Bandyopadhyay, S., Baticulon, R. E., Kadhum, M., Alser, M., Ojuka, D. K., Badereddin, Y., Kamath, A., Parepalli, S. A., Brown, G., Iharchane, S., Gandino, S., Markovic-Obiago, Z., Scott, S., Manirambona, E., Machhada, A., Aggarwal, A., Benazaize, L., Ibrahim, M., Kim, D., & Tol, I. (2020). Infection and mortality of healthcare workers worldwide from COVID-19: a scoping review. https://doi.org/10.1101/2020.06.04.20119594
Objectives To estimate COVID-19 infections and deaths in healthcare workers (HCWs) from a global perspective.
Design Scoping review.
Two parallel searches of academic bibliographic databases and grey literature were undertaken. Governments were also contacted for further information where possible. Due to the time-sensitive nature of the review and the need to report the most up-to-date information for an ever-evolving situation, there were no restrictions on language, information sources utilised, publication status, and types of sources of evidence. The AACODS checklist was used to appraise each source of evidence. Outcome measures Publication characteristics, country-specific data points, COVID-19 specific data, demographics of affected HCWs, and public health measures employed
A total of 152,888 infections and 1413 deaths were reported. Infections were mainly in women (71.6%) and nurses (38.6%), but deaths were mainly in men (70.8%) and doctors (51.4%). Limited data suggested that general practitioners and mental health nurses were the highest risk specialities for deaths. There were 37.17 deaths reported per 100 infections for healthcare workers aged over 70. Europe had the highest absolute numbers of reported infections (119628) and deaths (712), but the Eastern Mediterranean region had the highest number of reported deaths per 100 infections (5.7).
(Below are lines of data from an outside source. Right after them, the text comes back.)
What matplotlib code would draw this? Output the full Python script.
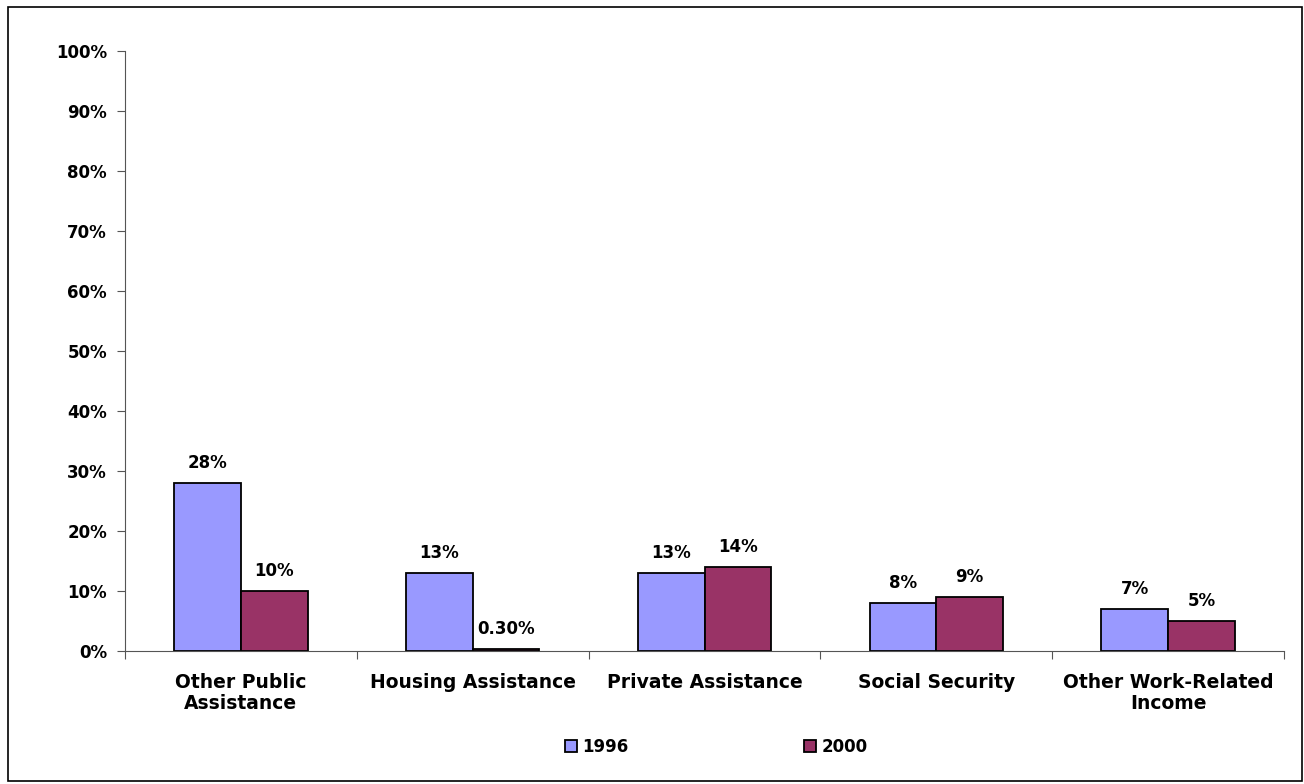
import numpy as np
import matplotlib.pyplot as plt
from matplotlib.patches import Rectangle

categories = ["Other Public\nAssistance", "Housing Assistance", "Private Assistance",
              "Social Security", "Other Work-Related\nIncome"]
vals_1996 = [28, 13, 13, 8, 7]
vals_2000 = [10, 0.3, 14, 9, 5]
labels_1996 = ["28%", "13%", "13%", "8%", "7%"]
labels_2000 = ["10%", "0.30%", "14%", "9%", "5%"]
series_names = ["1996", "2000"]

plt.rcParams['font.family'] = ['DejaVu Sans']
plt.rcParams['font.weight'] = 'bold'

fig = plt.figure(figsize=(13.04, 7.84), dpi=100)
fig.patches.append(Rectangle((8/1304, 3/784), 1294/1304, 774/784, transform=fig.transFigure,
                             fill=False, edgecolor='black', linewidth=1.2))
ax = fig.add_axes([125/1304, 1 - 651/784, 1159/1304, 600/784])

x = np.arange(len(categories))
w = 0.288
b1 = ax.bar(x - w/2, vals_1996, w, color='#9999FF', edgecolor='black', linewidth=1.3, label=series_names[0])
b2 = ax.bar(x + w/2, vals_2000, w, color='#993366', edgecolor='black', linewidth=1.3, label=series_names[1])
ax.bar_label(b1, labels=labels_1996, padding=8, fontsize=12, fontweight='bold')
ax.bar_label(b2, labels=labels_2000, padding=8, fontsize=12, fontweight='bold')

ax.set_xlim(-0.5, len(categories) - 0.5)
ax.set_ylim(0, 100)
ax.set_yticks(range(0, 101, 10))
ax.set_yticklabels([f"{v}%" for v in range(0, 101, 10)], fontsize=12, fontweight='bold')
ax.set_xticks(np.arange(len(categories) + 1) - 0.5)
ax.set_xticklabels([])
ax.set_xticks(x, minor=True)
ax.set_xticklabels(categories, minor=True, fontsize=13.5, fontweight='bold', linespacing=1.15)
ax.tick_params(axis='x', which='minor', length=0, pad=16)
ax.tick_params(axis='x', which='major', length=6, color='#555555')
ax.tick_params(axis='y', length=6, color='#555555', pad=7)
for s in ['top', 'right']:
    ax.spines[s].set_visible(False)
ax.spines['left'].set_color('#555555')
ax.spines['bottom'].set_color('#555555')

ax.legend(loc='center', bbox_to_anchor=(0.51, -0.16), ncol=2, frameon=False,
          handlelength=0.75, handleheight=0.75, handletextpad=0.3, columnspacing=10.5,
          prop={'size': 12, 'weight': 'bold'})

fig.savefig("out.png", dpi=100)
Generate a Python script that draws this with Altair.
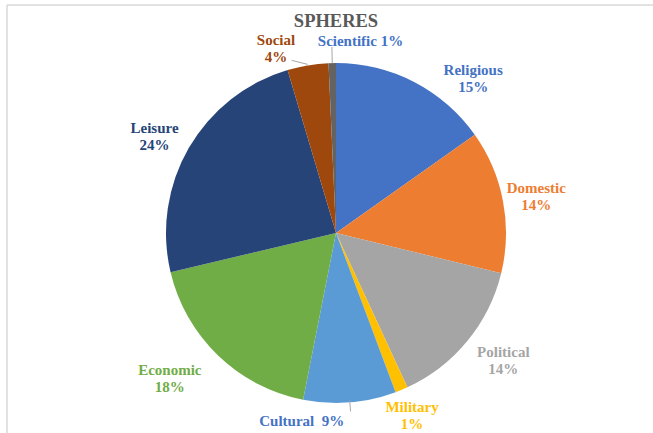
import altair as alt
import pandas as pd

# ---- data ----
categories = ["Religious", "Domestic", "Political", "Military", "Cultural",
              "Economic", "Leisure", "Social", "Scientific"]
values = [15.2, 13.6, 14.3, 1.2, 8.8, 18.2, 24.1, 3.9, 0.7]
pct_labels = ["15%", "14%", "14%", "1%", "9%", "18%", "24%", "4%", "1%"]

slice_colors = ["#4472C4", "#ED7D31", "#A5A5A5", "#FFC000", "#5B9BD5",
                "#70AD47", "#264478", "#9E480E", "#636363"]
label_colors = ["#4472C4", "#ED7D31", "#A5A5A5", "#FFC000", "#4472C4",
                "#70AD47", "#264478", "#9E480E", "#4472C4"]

df = pd.DataFrame({"cat": categories, "value": values, "pct": pct_labels,
                   "order": list(range(len(categories)))})

# ---- layout (style, not data) ----
W, H = 653, 433
CX, CY, R = 336, 233, 170
LABEL_R = 205
FONT = "Liberation Serif"
single_line = {"Cultural": "\u00a0\u00a0", "Scientific": " "}
label_shift = {
    "Religious": (43, 19), "Domestic": (-1, -7), "Political": (9, -11),
    "Military": (-3, -15), "Cultural": (-51, -16), "Economic": (-24, -11),
    "Leisure": (-4, -2), "Social": (-26, 9), "Scientific": (29, 13),
}

base = alt.Chart(df)

pie = base.mark_arc(outerRadius=R).encode(
    theta=alt.Theta("value:Q", stack=True),
    order=alt.Order("order:Q"),
    color=alt.Color("cat:N", scale=alt.Scale(domain=categories, range=slice_colors),
                    legend=None),
    x=alt.value(CX), y=alt.value(CY),
)

def with_mid(chart):
    return chart.transform_window(
        cum="sum(value)", sort=[alt.SortField("order")],
        frame=[None, 0]
    ).transform_calculate(mid="datum.cum - datum.value / 2")

label_layers = []
for i, cat in enumerate(categories):
    if cat in single_line:
        expr = f"datum.cat + '{single_line[cat]}' + datum.pct"
    else:
        expr = "[datum.cat, datum.pct]"
    dx, dy = label_shift[cat]
    layer = with_mid(base).transform_filter(
        alt.datum.cat == cat
    ).transform_calculate(label=expr).mark_text(
        radius=LABEL_R, dx=dx, dy=dy, font=FONT, fontWeight="bold",
        fontSize=15, lineHeight=17, align="center", baseline="middle",
        color=label_colors[i],
    ).encode(
        theta=alt.Theta("mid:Q", stack=None),
        text=alt.Text("label:N"),
        x=alt.value(CX), y=alt.value(CY),
    )
    label_layers.append(layer)

# leader lines computed from each slice's mid angle
def leader(cat, r1, r2, ex=None):
    ch = with_mid(base).transform_filter(alt.datum.cat == cat).transform_calculate(
        a="datum.mid / 100 * 2 * PI"
    ).transform_calculate(
        lx1=f"{CX} + {r1} * sin(datum.a)",
        ly1=f"{CY} - {r1} * cos(datum.a)",
    )
    if ex is None:
        ch = ch.transform_calculate(
            lx2=f"{CX} + {r2} * sin(datum.a)",
            ly2=f"{CY} - {r2} * cos(datum.a)",
        )
    else:
        ch = ch.transform_calculate(
            lx2=f"datum.lx1 + {ex[0]}", ly2=f"datum.ly1 + {ex[1]}"
        )
    return ch.mark_rule(color="#A6A6A6", strokeWidth=1).encode(
        x=alt.X("lx1:Q", scale=None), y=alt.Y("ly1:Q", scale=None),
        x2="lx2:Q", y2="ly2:Q",
    )

leaders = [
    leader("Scientific", 170, 186),
    leader("Cultural", 168, 179),
    leader("Social", 171, None, ex=(-16, -4)),
]

title = base.mark_text(text="SPHERES", font=FONT, fontWeight="bold", fontSize=18.5,
                       color="#595959", align="center", baseline="middle").encode(
    x=alt.value(CX), y=alt.value(21)
).transform_filter(alt.datum.order == 0)

frame_top = base.mark_rule(color="#D9D9D9", strokeWidth=1.5).encode(
    x=alt.value(7), x2=alt.value(W), y=alt.value(5), y2=alt.value(5)
).transform_filter(alt.datum.order == 0)
frame_left = base.mark_rule(color="#D9D9D9", strokeWidth=1.5).encode(
    x=alt.value(7), x2=alt.value(7), y=alt.value(5), y2=alt.value(H)
).transform_filter(alt.datum.order == 0)

chart = alt.layer(frame_top, frame_left, pie, *leaders, *label_layers, title).properties(
    width=W, height=H, padding=0, autosize=alt.AutoSizeParams(type="none"),
    background="white",
).configure_view(stroke=None)

chart.save("out.html", embed_options={"renderer": "svg", "actions": False})
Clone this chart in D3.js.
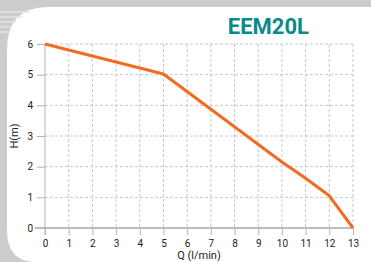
<!DOCTYPE html>
<html>
<head>
<meta charset="utf-8">
<script src="https://cdn.jsdelivr.net/npm/d3@7"></script>
<style>
  body { margin: 0; background: #cccccc; }
  svg { display: block; }
</style>
</head>
<body>
<svg id="chart" width="371" height="262"></svg>
<script>
const flow = [0, 5, 10, 11, 12, 13];
const head = [6, 5.02, 2.15, 1.62, 1.05, 0];
const xTicks = d3.range(0, 14);
const yTicks = d3.range(0, 7);
const title = 'EEM20L';

const svg = d3.select('#chart');
const W = 371, H = 262;
const margin = { top: 44, right: 18, bottom: 34, left: 45 };
const width = W - margin.left - margin.right;
const height = H - margin.top - margin.bottom;

// background: gray frame with white rounded panel
svg.append('rect').attr('width', W).attr('height', H).attr('fill', '#cccccc');
svg.append('path')
    .attr('fill', '#fff')
    .attr('d', 'M48,7 L371,7 L371,262 L36,262 Q7,262 7,230 L7,50 Q7,7 48,7 Z');
// decorative stripes top-left
const stripes = [[0, 12, 30], [0, 17, 22], [0, 22, 16], [0, 27, 12], [0, 32, 9]];
svg.selectAll('.stripe').data(stripes).join('line')
    .attr('x1', d => d[0]).attr('x2', d => d[2])
    .attr('y1', d => d[1]).attr('y2', d => d[1])
    .attr('stroke', '#e6e6e6').attr('stroke-width', 1.5);

svg.append('text')
    .attr('x', 309).attr('y', 34)
    .attr('text-anchor', 'end')
    .attr('font-family', 'Roboto, sans-serif')
    .attr('font-weight', 'bold')
    .attr('font-size', 22)
    .attr('fill', '#0a8a8a')
    .text(title);

const g = svg.append('g').attr('transform', `translate(${margin.left},${margin.top})`);
const x = d3.scaleLinear().domain([0, 13]).range([0, width]);
const y = d3.scaleLinear().domain([0, 6]).range([height, 0]);

// grid
g.selectAll('.vgrid').data(xTicks.slice(1)).join('line')
    .attr('x1', d => x(d)).attr('x2', d => x(d))
    .attr('y1', 0).attr('y2', height)
    .attr('stroke', '#c8c8c8').attr('stroke-dasharray', '3,2');
g.selectAll('.hgrid').data(yTicks.slice(1)).join('line')
    .attr('x1', 0).attr('x2', width)
    .attr('y1', d => y(d)).attr('y2', d => y(d))
    .attr('stroke', '#c8c8c8').attr('stroke-dasharray', '3,2');

const xAxis = g.append('g').attr('transform', `translate(0,${height})`)
    .call(d3.axisBottom(x).tickValues(xTicks).tickFormat(d3.format('d')).tickSize(7).tickPadding(5));
const yAxis = g.append('g')
    .call(d3.axisLeft(y).tickValues(yTicks).tickFormat(d3.format('d')).tickSize(8).tickPadding(4));
[xAxis, yAxis].forEach(a => {
    a.select('.domain').remove();
    a.selectAll('line').attr('stroke', '#b4b4b4');
    a.selectAll('text').attr('fill', '#222').attr('font-family', 'Roboto, sans-serif').attr('font-size', 10);
});
g.append('line').attr('x1', -10).attr('x2', width).attr('y1', height).attr('y2', height)
    .attr('stroke', '#bdbdbd').attr('stroke-width', 2);
g.append('line').attr('x1', 0).attr('x2', 0).attr('y1', 0).attr('y2', height + 7)
    .attr('stroke', '#b4b4b4');

const line = d3.line().x((d, i) => x(flow[i])).y(d => y(d));
g.append('path')
    .datum(head)
    .attr('fill', 'none')
    .attr('stroke', '#f26b21')
    .attr('stroke-width', 3)
    .attr('stroke-linejoin', 'round')
    .attr('d', line);

g.append('text')
    .attr('x', width / 2).attr('y', height + 31)
    .attr('text-anchor', 'middle')
    .attr('font-family', 'Roboto, sans-serif').attr('font-size', 11).attr('fill', '#222')
    .text('Q (l/min)');
g.append('text')
    .attr('transform', `translate(-27,${height / 2}) rotate(-90)`)
    .attr('text-anchor', 'middle')
    .attr('font-family', 'Roboto, sans-serif').attr('font-size', 11).attr('fill', '#222')
    .text('H(m)');
</script>
</body>
</html>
HCW COVID-19 infections and deaths follow that of the general world population. The reasons for gender and speciality differences require further exploration, as do the low rates reported from Africa and India. Although physicians working in certain specialities may be considered high-risk due to exposure to oronasal secretions, the risk to other specialities must not be underestimated. Elderly HCWs may require assigning to less risky settings such as telemedicine, or administrative positions. Our pragmatic approach provides general trends, and highlights the need for universal guidelines for testing and reporting of infections in HCWs.